Once again, he’s odd man out. That only makes him more desperate for Di, a pretty brunette who seems to have neon signs screaming “Damage!” over her cap.
But it’s pretty obvious that the waitress embodies a mother/prostitute/mistress figure for Don, a haunting combo that feels familiar because he remains scarred over his longing for a real mother. Remember what Joan told Peggy in the first season? “These men want something between a mother and a waitress.”
Don and Diane are linked as mysterious escapees from the Midwest, starting over in New York. (Racine, in French, means root.) And Di, with all of her hurt, feels like home to him.
And though he later finds out that she abandoned a child, (just as he was abandoned) he still tries to save her. He leaves her crummy hotel room (which looks very much like the red-and-orange-glowing brothel rooms he grew up in) only because she tells him she wants to remain in her pain.
Leaving shows growth on Don’s part.
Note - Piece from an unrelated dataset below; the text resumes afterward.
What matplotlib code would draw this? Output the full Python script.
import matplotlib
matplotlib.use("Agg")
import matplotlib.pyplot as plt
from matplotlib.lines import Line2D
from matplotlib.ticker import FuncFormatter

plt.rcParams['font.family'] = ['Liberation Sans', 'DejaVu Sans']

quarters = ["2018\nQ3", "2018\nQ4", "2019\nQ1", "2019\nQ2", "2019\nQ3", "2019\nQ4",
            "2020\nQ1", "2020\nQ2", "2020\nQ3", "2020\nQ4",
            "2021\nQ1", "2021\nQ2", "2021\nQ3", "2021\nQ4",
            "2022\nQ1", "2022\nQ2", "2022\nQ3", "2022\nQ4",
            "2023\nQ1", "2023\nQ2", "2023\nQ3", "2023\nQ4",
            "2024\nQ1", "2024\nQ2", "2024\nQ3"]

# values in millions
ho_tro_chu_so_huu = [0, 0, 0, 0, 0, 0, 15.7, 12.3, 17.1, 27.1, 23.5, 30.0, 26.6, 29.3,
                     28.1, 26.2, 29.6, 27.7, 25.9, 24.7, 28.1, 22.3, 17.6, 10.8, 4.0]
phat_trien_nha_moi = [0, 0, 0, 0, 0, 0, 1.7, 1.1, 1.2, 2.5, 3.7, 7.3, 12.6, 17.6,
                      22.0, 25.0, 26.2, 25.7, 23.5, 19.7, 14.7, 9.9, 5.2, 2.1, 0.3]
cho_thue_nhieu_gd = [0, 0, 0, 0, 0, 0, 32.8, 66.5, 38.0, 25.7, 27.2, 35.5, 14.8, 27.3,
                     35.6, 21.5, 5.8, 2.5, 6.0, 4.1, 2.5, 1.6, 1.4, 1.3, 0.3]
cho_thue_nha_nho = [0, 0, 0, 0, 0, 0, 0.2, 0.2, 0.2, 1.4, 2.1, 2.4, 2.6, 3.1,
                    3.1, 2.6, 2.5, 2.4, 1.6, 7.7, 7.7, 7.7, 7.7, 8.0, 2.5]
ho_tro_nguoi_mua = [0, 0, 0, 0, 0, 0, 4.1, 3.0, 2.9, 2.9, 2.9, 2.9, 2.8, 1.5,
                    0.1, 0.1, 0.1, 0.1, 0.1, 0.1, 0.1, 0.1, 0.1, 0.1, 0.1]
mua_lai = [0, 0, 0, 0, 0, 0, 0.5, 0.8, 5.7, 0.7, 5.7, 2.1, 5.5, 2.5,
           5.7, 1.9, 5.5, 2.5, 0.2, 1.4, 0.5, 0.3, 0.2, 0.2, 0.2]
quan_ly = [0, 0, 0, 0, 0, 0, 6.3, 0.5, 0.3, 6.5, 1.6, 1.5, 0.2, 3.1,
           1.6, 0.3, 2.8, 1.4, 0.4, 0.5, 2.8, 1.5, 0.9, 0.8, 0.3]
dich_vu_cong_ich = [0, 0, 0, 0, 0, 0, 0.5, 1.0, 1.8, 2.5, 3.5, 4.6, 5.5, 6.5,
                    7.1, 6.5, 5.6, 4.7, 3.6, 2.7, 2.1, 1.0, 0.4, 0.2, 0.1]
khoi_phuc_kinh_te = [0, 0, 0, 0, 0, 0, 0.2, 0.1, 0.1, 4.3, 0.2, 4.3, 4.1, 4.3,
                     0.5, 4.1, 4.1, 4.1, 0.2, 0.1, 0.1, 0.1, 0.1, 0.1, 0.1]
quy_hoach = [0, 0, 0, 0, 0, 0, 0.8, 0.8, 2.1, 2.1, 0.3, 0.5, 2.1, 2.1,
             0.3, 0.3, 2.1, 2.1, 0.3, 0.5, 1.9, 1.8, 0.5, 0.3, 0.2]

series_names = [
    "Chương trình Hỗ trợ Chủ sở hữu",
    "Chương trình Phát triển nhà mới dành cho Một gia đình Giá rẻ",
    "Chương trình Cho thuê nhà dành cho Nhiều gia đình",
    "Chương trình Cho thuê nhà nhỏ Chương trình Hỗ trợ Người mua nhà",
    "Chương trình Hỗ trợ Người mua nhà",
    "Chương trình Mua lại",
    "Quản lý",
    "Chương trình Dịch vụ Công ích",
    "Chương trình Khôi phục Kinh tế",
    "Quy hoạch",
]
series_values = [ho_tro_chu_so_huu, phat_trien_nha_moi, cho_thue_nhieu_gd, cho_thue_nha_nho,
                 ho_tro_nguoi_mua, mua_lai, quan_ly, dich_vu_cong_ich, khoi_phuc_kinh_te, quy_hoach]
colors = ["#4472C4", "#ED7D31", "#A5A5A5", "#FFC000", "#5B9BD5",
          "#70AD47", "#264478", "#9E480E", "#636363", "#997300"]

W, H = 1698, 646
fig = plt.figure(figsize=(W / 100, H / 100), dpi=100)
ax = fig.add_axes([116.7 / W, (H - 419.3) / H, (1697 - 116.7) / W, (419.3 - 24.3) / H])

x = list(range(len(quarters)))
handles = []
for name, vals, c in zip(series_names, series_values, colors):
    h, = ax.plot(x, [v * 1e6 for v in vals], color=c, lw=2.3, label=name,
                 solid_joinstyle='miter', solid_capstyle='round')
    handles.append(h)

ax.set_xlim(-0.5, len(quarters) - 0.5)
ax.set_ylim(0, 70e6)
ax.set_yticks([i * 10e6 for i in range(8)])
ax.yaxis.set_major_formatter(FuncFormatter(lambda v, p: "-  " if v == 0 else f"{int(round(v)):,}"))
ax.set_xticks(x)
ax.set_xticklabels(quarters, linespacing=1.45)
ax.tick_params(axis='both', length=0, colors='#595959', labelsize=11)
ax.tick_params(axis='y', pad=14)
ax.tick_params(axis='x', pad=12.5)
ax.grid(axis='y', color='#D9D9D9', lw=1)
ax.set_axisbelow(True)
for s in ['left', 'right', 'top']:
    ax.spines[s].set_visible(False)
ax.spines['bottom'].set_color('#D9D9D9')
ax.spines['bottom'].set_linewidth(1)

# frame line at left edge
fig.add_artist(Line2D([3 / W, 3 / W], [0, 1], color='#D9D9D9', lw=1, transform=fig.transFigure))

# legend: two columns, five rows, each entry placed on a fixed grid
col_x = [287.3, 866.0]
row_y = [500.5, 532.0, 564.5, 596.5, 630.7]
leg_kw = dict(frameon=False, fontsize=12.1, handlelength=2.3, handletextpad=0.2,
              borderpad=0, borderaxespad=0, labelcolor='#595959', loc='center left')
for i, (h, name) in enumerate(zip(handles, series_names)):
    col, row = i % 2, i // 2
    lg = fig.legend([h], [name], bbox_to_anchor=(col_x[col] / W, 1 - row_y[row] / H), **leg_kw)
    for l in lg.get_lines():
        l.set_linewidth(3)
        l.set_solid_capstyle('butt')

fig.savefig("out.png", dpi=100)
He does so again when he takes all of Megan’s rage in the lawyer’s office and apologizes, then gives her a check for a million bucks. (That scene was pretty unrealistic.)
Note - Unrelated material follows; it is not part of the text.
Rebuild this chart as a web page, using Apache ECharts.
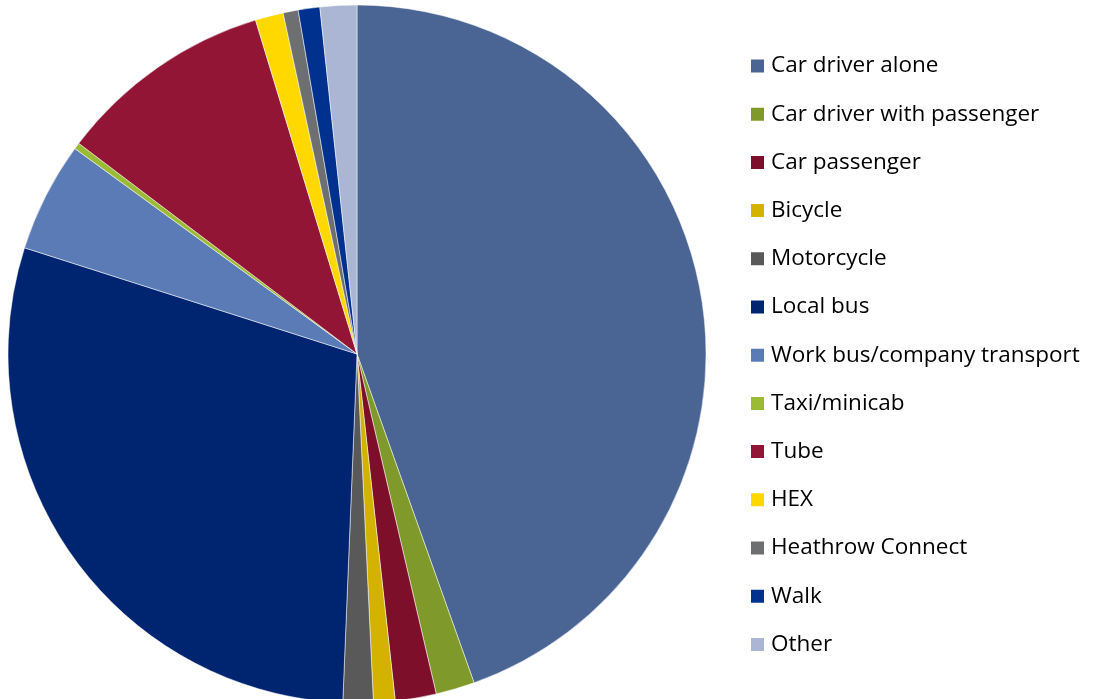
<!DOCTYPE html>
<html>
<head>
<meta charset="utf-8">
<script src="https://cdn.jsdelivr.net/npm/echarts@6/dist/echarts.min.js"></script>
<style>
html,body{margin:0;padding:0;background:#fff;}
#chart{width:1100px;height:699px;}
</style>
</head>
<body>
<div id="chart"></div>
<script>
var categories = ["Car driver alone","Car driver with passenger","Car passenger","Bicycle","Motorcycle","Local bus","Work bus/company transport","Taxi/minicab","Tube","HEX","Heathrow Connect","Walk","Other"];
var shares = [44.6, 1.8, 1.9, 1.0, 1.4, 29.3, 5.1, 0.3, 10.0, 1.3, 0.7, 1.0, 1.7];
var colors = ["#4A6594","#7F9A2A","#7D0F2B","#D4B300","#595959","#002570","#5B7BB6","#9CBB34","#931535","#FFD800","#6D6F71","#00318F","#AAB6D3"];

var chart = echarts.init(document.getElementById('chart'));
chart.setOption({
  animation: false,
  color: colors,
  legend: {
    orient: 'vertical',
    left: 749,
    top: 54,
    padding: 0,
    itemWidth: 15,
    itemHeight: 15,
    itemGap: 24.2,
    icon: 'rect',
    textStyle: { fontFamily: 'Open Sans', fontSize: 22.5, color: '#000', lineHeight: 24, height: 24, padding: [0,0,0,1] },
    data: categories
  },
  series: [{
    type: 'pie',
    center: [357, 354],
    radius: [0, 349],
    startAngle: 90,
    clockwise: true,
    label: { show: false },
    labelLine: { show: false },
    itemStyle: { borderColor: '#fff', borderWidth: 0.5 },
    emphasis: { disabled: true },
    data: categories.map(function(c, i){ return { name: c, value: shares[i] }; })
  }]
});
</script>
</body>
</html>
Megan’s mother is named Marie -- like Mary, the iconic mother. And Madame Calvet is a piece of furniture-and-scene-stealing work. She also seems to be confusing herself with -- and jealous of -- her daughter. Megan’s sister, a strict, provincial Catholic, is also looking at this New York trip for what she can get out of it. (The Calvet women are pretty grasping for having grown up with a socialist father/husband.)
Her mother fires Megan up on the evils of Don, and “what he’s done to this family.” The reality is that he’s only been generous to the family. And Megan wants only a mirror and “granny’s cabinet” -- again keeping it in the family. But her mother thinks she deserves more. When she hears that Don has paid for the move, she calls her daughter a “whore.” That’s pretty judgmental for a woman who rages “Don’t you judge me!” when Megan walks in on her and Roger.
Even the part with Don driving to the golf outing with Pete turned into a conversation about family. (When they motored through the Pine Barrens, I thought one of them would die.)
Pete is getting more mature about divorce. “They want to punish you then you get mad and you want to punish them but it’s all your fault.” Peter, ever more philosophical, says: “You think you’re gonna live your life over and do it right. But what if you never get past the beginning again?”
Don had mentioned to Di that he was selling his apartment. As it is now, all cleaned out, it’s a glaring metaphor for having to start anew.
But much more upsetting is wondering: Is he already dead?